The question of modern youth came up for discussion.
“Young people today have the idea that old timers are landmarks. I hope I do not fill as much space as Saint Paul’s, but at least I am a Victorian ruin dating from the year 1874. The last time I was in New York I noticed that the landscape was always changing. When a baby is born he just has time to look at the skyscrapers a week or so before they are pulled down. Pulling down New York seems to be the local industry. A baby goes out in his perambulator and his home is pulled down before he gets back.”
“What do you think of the young people today, Mr. Chesterton?”
“Well,” he replied, “their chief trouble is they don’t want to admit that old people really do know the modern movement because we are able to compare it with movements of the past. But the young people know nothing else but the present. The result is that they do not give modern conditions much thought. For instance, if we had moving sidewalks today, the young people would take it for granted, the old ones alone could compare them with the stationary sidewalks.”
“Do you think that much change has taken place in the last fifty years,” I asked.
“We cannot grasp the tremendous change that has taken place since 1874, my birth year.

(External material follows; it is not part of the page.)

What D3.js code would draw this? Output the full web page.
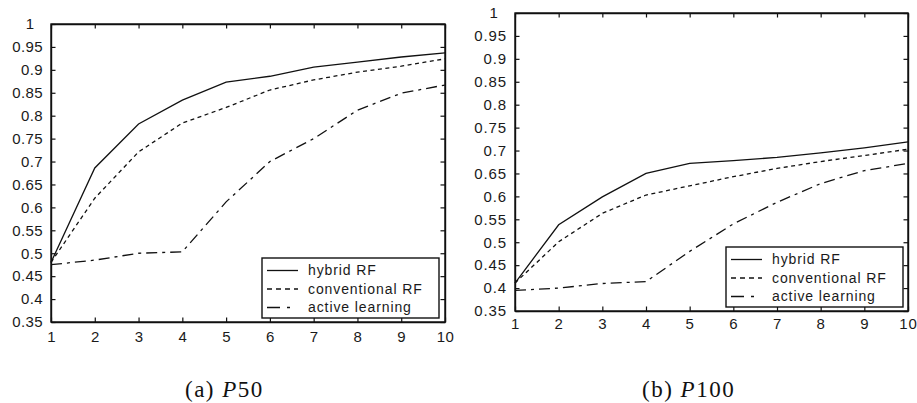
<!DOCTYPE html>
<html><head><meta charset="utf-8">
<script src="https://cdn.jsdelivr.net/npm/d3@7/dist/d3.min.js"></script>
<style>html,body{margin:0;padding:0;background:#fff;overflow:hidden}</style>
</head><body>
<svg id="c" width="917" height="403"></svg>
<script>
// ---- data ----
const rounds = [1,2,3,4,5,6,7,8,9,10];
const yTicks = [0.35,0.4,0.45,0.5,0.55,0.6,0.65,0.7,0.75,0.8,0.85,0.9,0.95,1];
const yTickLabels = ["0.35","0.4","0.45","0.5","0.55","0.6","0.65","0.7","0.75","0.8","0.85","0.9","0.95","1"];
const xTickLabels = ["1","2","3","4","5","6","7","8","9","10"];
const seriesNames = ["hybrid RF","conventional RF","active learning"];
const p50Hybrid = [0.48,0.686,0.782,0.834,0.873,0.886,0.906,0.917,0.928,0.937];
const p50Conv   = [0.48,0.62,0.721,0.784,0.818,0.856,0.878,0.895,0.908,0.924];
const p50Active = [0.475,0.485,0.50,0.503,0.612,0.70,0.75,0.812,0.849,0.867];
const p100Hybrid = [0.411,0.538,0.599,0.650,0.672,0.678,0.685,0.695,0.706,0.719];
const p100Conv   = [0.411,0.501,0.563,0.603,0.623,0.643,0.661,0.676,0.689,0.703];
const p100Active = [0.395,0.40,0.41,0.414,0.48,0.54,0.587,0.628,0.656,0.672];
const captions = [["(a) ","P","50"],["(b) ","P","100"]];

// ---- layout ----
const svg = d3.select("#c");
const SANS = "'Liberation Sans', Arial, sans-serif";
const SERIF = "'Liberation Serif', 'Times New Roman', serif";
const dashes = [null, "4,3.5", "11,5,3,5"];
const panels = [
  {x0:51, x1:445, y0:24, y1:322, data:[p50Hybrid,p50Conv,p50Active], leg:{x:262,y:258,w:177,h:60}, cap:{x:185}, font:15, ls:0.4},
  {x0:515, x1:908, y0:13, y1:311, data:[p100Hybrid,p100Conv,p100Active], leg:{x:726,y:247,w:177,h:60}, cap:{x:642}, font:15, ls:0.9}
];

panels.forEach((p, pi) => {
  const x = d3.scaleLinear().domain([1,10]).range([p.x0,p.x1]);
  const y = d3.scaleLinear().domain([0.35,1]).range([p.y1,p.y0]);
  const g = svg.append("g");
  const tl = 4.5;

  const xb = d3.axisBottom(x).tickValues(rounds).tickFormat((d,i)=>xTickLabels[i]).tickSizeInner(-tl).tickSizeOuter(0).tickPadding(10);
  const ga = g.append("g").attr("transform",`translate(0,${p.y1})`).call(xb);
  const xt = d3.axisTop(x).tickValues(rounds).tickFormat("").tickSizeInner(-tl).tickSizeOuter(0);
  const gt = g.append("g").attr("transform",`translate(0,${p.y0})`).call(xt);
  const yl = d3.axisLeft(y).tickValues(yTicks).tickFormat((d,i)=>yTickLabels[i]).tickSizeInner(-tl).tickSizeOuter(0).tickPadding(8);
  const gl = g.append("g").attr("transform",`translate(${p.x0},0)`).call(yl);
  const yr = d3.axisRight(y).tickValues(yTicks).tickFormat("").tickSizeInner(-tl).tickSizeOuter(0);
  const gr = g.append("g").attr("transform",`translate(${p.x1},0)`).call(yr);
  [ga,gt,gl,gr].forEach(a=>{
    a.select(".domain").attr("stroke","#111").attr("stroke-width",1.4);
    a.selectAll(".tick line").attr("stroke","#111").attr("stroke-width",1.2);
    a.selectAll("text").attr("font-family",SANS).attr("font-size",p.font).attr("letter-spacing",p.ls).attr("fill","#1a1a1a");
  });
  ga.selectAll("text").attr("dy","0.71em").attr("y", pi===0?9:7);
  gl.selectAll(".tick").filter(d=>d===1).select("text").attr("text-anchor","middle").attr("x",-21);
  g.append("rect").attr("x",p.x0).attr("y",p.y0).attr("width",p.x1-p.x0).attr("height",p.y1-p.y0)
    .attr("fill","none").attr("stroke","#111").attr("stroke-width",1.4);

  const line = d3.line().x((d,i)=>x(rounds[i])).y(d=>y(d));
  p.data.forEach((s,si)=>{
    g.append("path").datum(s).attr("d",line).attr("fill","none").attr("stroke","#111")
      .attr("stroke-width",1.3).attr("stroke-dasharray",dashes[si]);
  });

  const L = p.leg;
  g.append("rect").attr("x",L.x).attr("y",L.y).attr("width",L.w).attr("height",L.h)
    .attr("fill","#fff").attr("stroke","#111").attr("stroke-width",1.4);
  const rowY = [L.y+12.5, L.y+31, L.y+49.5];
  seriesNames.forEach((n,si)=>{
    g.append("line").attr("x1",L.x+5).attr("x2",L.x+36).attr("y1",rowY[si]).attr("y2",rowY[si])
      .attr("stroke","#111").attr("stroke-width",1.3).attr("stroke-dasharray",si===0?null:(si===1?"5,4":"13,7,3,8"));
    g.append("text").attr("x",L.x+46).attr("y",rowY[si]).attr("dy","0.35em")
      .attr("font-family",SANS).attr("font-size",14).attr("letter-spacing",0.9)
      .attr("fill","#1a1a1a").text(n);
  });

  const c = captions[pi];
  const t = svg.append("text").attr("x",p.cap.x).attr("y",397)
    .attr("font-family",SERIF).attr("font-size",23).attr("letter-spacing",1.5).attr("fill","#111");
  t.append("tspan").text(c[0]);
  t.append("tspan").attr("font-style","italic").text(c[1]);
  t.append("tspan").text(c[2]);
});
</script>
</body></html>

Your country used not to pay much attention to culture. When Matthew Arnold began his lecture series in America, he was worried about what the American papers would say of him for his criticism of certain phases of American culture which he had handled rather severely, but was relieved to find that the papers had large headlines reading,
“‘Matthew Arnold has side whiskers.’ But today you have a very high regard for culture in your country.”
“What literary people did you meet in America, Mr. Chesterton?”